Exactly retype the lines from the top of the data through the line containing "23.63, 24.15, 24.68];", leaving out every picture.

→ **MATERIAL PROVIDED**:
────────────────────

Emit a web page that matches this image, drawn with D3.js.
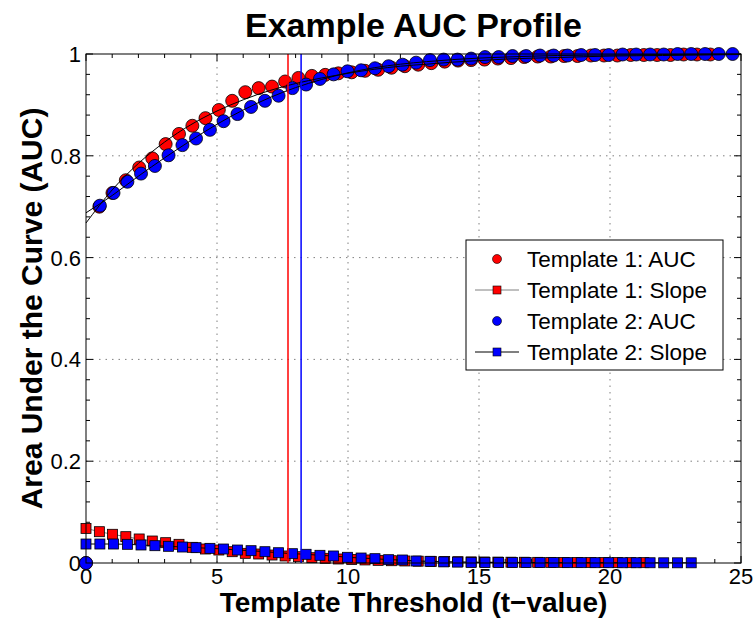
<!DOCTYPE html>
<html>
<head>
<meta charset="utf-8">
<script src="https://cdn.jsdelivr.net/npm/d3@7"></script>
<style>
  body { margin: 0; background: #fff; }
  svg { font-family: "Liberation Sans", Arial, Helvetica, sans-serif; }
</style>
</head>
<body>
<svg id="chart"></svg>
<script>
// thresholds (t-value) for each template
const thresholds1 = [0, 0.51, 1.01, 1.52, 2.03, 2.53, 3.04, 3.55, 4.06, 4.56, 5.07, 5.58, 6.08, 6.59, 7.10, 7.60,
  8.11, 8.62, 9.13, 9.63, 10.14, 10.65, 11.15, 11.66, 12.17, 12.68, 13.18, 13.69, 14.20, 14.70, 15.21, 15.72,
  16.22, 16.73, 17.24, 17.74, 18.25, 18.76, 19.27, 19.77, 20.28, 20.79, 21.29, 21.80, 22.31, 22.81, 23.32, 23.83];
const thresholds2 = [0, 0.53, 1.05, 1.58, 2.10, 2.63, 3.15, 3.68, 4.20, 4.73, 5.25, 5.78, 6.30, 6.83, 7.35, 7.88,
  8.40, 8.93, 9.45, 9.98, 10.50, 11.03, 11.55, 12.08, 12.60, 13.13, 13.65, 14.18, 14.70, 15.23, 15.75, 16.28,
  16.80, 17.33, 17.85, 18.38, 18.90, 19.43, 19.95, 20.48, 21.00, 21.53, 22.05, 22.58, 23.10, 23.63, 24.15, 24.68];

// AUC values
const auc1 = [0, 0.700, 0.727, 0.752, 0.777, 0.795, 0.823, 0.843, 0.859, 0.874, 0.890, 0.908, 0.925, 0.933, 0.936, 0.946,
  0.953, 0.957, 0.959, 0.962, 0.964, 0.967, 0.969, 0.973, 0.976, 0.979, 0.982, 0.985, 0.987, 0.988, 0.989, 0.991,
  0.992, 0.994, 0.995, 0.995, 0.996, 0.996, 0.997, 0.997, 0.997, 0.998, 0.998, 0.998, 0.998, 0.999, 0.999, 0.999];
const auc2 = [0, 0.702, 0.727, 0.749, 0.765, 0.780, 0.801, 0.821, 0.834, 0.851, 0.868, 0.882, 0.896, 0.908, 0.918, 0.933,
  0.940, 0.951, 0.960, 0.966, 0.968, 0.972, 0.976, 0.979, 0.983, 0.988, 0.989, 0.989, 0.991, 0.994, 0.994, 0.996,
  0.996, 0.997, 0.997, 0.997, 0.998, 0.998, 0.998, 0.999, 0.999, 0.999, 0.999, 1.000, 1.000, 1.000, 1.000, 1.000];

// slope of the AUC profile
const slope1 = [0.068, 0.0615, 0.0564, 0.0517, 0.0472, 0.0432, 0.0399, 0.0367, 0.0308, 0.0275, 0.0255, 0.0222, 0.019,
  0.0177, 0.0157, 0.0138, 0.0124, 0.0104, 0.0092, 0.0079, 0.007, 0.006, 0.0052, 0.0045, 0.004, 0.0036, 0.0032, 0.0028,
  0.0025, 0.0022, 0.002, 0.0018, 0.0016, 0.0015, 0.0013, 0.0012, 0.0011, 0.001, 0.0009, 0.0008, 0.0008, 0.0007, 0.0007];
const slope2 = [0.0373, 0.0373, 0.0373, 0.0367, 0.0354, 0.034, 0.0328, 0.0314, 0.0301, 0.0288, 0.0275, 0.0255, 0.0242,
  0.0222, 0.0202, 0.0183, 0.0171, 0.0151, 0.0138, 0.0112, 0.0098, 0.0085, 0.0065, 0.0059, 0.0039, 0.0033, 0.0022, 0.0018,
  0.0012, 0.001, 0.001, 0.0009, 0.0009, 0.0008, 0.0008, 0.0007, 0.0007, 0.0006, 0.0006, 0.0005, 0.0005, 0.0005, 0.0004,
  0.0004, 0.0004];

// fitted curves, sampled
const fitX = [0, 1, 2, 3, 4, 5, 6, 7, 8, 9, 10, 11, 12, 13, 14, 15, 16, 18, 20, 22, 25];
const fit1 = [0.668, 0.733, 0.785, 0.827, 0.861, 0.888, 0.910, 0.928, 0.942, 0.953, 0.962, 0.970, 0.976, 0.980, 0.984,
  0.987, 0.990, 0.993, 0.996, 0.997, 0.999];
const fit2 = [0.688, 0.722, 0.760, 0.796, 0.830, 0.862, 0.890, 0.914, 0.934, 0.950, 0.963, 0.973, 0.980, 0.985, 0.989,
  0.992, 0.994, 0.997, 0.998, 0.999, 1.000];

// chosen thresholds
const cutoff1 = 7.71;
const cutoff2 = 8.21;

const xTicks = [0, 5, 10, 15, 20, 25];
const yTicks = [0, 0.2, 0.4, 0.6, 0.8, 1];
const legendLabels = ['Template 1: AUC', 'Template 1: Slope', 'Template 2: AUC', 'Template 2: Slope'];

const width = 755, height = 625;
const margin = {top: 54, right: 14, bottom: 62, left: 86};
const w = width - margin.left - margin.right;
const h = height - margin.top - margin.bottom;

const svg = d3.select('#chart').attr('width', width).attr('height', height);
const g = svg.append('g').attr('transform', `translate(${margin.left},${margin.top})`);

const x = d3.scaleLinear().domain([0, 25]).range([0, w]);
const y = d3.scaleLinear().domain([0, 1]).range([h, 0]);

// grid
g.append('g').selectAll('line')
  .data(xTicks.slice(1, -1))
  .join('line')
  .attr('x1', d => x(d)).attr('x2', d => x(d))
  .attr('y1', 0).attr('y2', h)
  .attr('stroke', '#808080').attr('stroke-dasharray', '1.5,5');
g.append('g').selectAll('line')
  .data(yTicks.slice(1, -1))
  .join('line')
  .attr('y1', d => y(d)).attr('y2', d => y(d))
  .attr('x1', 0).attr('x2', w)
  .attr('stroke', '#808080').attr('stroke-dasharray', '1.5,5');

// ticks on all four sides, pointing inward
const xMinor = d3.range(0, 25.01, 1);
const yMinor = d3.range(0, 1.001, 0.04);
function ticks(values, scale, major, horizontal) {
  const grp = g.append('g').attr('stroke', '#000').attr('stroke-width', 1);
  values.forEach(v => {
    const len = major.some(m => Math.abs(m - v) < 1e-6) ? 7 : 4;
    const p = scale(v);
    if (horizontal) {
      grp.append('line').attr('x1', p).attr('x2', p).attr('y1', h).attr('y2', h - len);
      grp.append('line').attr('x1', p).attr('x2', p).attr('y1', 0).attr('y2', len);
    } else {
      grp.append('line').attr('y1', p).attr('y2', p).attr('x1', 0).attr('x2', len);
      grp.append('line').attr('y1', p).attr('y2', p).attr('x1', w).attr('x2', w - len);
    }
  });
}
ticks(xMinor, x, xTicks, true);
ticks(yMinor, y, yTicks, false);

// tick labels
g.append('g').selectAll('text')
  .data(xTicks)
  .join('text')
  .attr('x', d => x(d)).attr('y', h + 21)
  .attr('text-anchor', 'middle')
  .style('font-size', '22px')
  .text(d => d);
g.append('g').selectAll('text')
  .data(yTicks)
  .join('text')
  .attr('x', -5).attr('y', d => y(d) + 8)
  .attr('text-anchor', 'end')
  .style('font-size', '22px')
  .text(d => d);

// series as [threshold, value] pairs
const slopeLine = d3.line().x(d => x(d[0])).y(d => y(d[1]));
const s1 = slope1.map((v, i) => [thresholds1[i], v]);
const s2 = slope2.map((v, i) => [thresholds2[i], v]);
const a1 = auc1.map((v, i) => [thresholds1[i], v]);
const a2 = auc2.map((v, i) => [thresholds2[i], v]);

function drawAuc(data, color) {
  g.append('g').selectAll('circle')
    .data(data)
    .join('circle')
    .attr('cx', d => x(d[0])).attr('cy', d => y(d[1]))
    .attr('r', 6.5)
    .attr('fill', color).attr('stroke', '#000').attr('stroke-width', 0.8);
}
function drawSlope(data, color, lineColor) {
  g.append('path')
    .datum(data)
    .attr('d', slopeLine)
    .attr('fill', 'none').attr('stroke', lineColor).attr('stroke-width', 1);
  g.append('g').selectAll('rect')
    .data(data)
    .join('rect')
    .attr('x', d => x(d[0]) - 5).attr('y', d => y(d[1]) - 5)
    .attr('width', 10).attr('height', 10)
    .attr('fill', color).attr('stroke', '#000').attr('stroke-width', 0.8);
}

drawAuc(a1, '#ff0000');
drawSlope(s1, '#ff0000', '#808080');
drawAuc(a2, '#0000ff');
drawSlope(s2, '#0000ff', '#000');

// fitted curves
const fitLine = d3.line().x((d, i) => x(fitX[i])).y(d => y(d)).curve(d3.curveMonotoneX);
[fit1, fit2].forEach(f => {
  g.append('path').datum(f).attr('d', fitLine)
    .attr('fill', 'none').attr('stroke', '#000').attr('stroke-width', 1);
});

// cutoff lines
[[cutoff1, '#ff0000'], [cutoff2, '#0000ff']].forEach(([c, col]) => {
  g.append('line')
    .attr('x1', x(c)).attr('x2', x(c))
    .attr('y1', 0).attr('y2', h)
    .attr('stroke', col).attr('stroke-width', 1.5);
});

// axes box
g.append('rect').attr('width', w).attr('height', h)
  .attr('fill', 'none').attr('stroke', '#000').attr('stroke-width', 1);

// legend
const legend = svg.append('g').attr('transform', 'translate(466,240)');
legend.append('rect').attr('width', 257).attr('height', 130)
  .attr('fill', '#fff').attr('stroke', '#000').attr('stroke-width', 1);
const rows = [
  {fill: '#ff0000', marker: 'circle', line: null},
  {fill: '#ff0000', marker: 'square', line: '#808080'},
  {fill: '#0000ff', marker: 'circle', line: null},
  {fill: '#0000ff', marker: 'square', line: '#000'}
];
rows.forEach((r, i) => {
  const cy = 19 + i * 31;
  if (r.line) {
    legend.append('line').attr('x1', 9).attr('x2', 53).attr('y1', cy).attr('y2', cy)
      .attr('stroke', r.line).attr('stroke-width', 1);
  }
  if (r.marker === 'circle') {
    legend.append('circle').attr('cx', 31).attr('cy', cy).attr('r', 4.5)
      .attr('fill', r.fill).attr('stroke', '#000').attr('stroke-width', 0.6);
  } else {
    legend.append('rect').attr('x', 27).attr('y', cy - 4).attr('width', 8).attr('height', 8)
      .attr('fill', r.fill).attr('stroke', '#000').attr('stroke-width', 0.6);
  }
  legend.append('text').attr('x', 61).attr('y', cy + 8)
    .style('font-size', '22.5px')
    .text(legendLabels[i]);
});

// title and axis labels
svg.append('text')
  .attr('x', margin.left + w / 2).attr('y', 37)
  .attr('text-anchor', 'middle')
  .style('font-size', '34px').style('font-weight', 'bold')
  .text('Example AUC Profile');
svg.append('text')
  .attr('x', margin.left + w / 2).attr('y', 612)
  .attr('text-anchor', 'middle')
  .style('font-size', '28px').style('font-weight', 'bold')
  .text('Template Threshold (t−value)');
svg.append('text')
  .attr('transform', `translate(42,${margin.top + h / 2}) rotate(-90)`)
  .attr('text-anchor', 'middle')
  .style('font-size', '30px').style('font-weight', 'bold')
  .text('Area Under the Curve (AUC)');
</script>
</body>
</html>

────────────────────

→ **REPLY**:
Emit a web page that matches this image, drawn with D3.js.
<!DOCTYPE html>
<html>
<head>
<meta charset="utf-8">
<script src="https://cdn.jsdelivr.net/npm/d3@7"></script>
<style>
  body { margin: 0; background: #fff; }
  svg { font-family: "Liberation Sans", Arial, Helvetica, sans-serif; }
</style>
</head>
<body>
<svg id="chart"></svg>
<script>
// thresholds (t-value) for each template
const thresholds1 = [0, 0.51, 1.01, 1.52, 2.03, 2.53, 3.04, 3.55, 4.06, 4.56, 5.07, 5.58, 6.08, 6.59, 7.10, 7.60,
  8.11, 8.62, 9.13, 9.63, 10.14, 10.65, 11.15, 11.66, 12.17, 12.68, 13.18, 13.69, 14.20, 14.70, 15.21, 15.72,
  16.22, 16.73, 17.24, 17.74, 18.25, 18.76, 19.27, 19.77, 20.28, 20.79, 21.29, 21.80, 22.31, 22.81, 23.32, 23.83];
const thresholds2 = [0, 0.53, 1.05, 1.58, 2.10, 2.63, 3.15, 3.68, 4.20, 4.73, 5.25, 5.78, 6.30, 6.83, 7.35, 7.88,
  8.40, 8.93, 9.45, 9.98, 10.50, 11.03, 11.55, 12.08, 12.60, 13.13, 13.65, 14.18, 14.70, 15.23, 15.75, 16.28,
  16.80, 17.33, 17.85, 18.38, 18.90, 19.43, 19.95, 20.48, 21.00, 21.53, 22.05, 22.58, 23.10, 23.63, 24.15, 24.68];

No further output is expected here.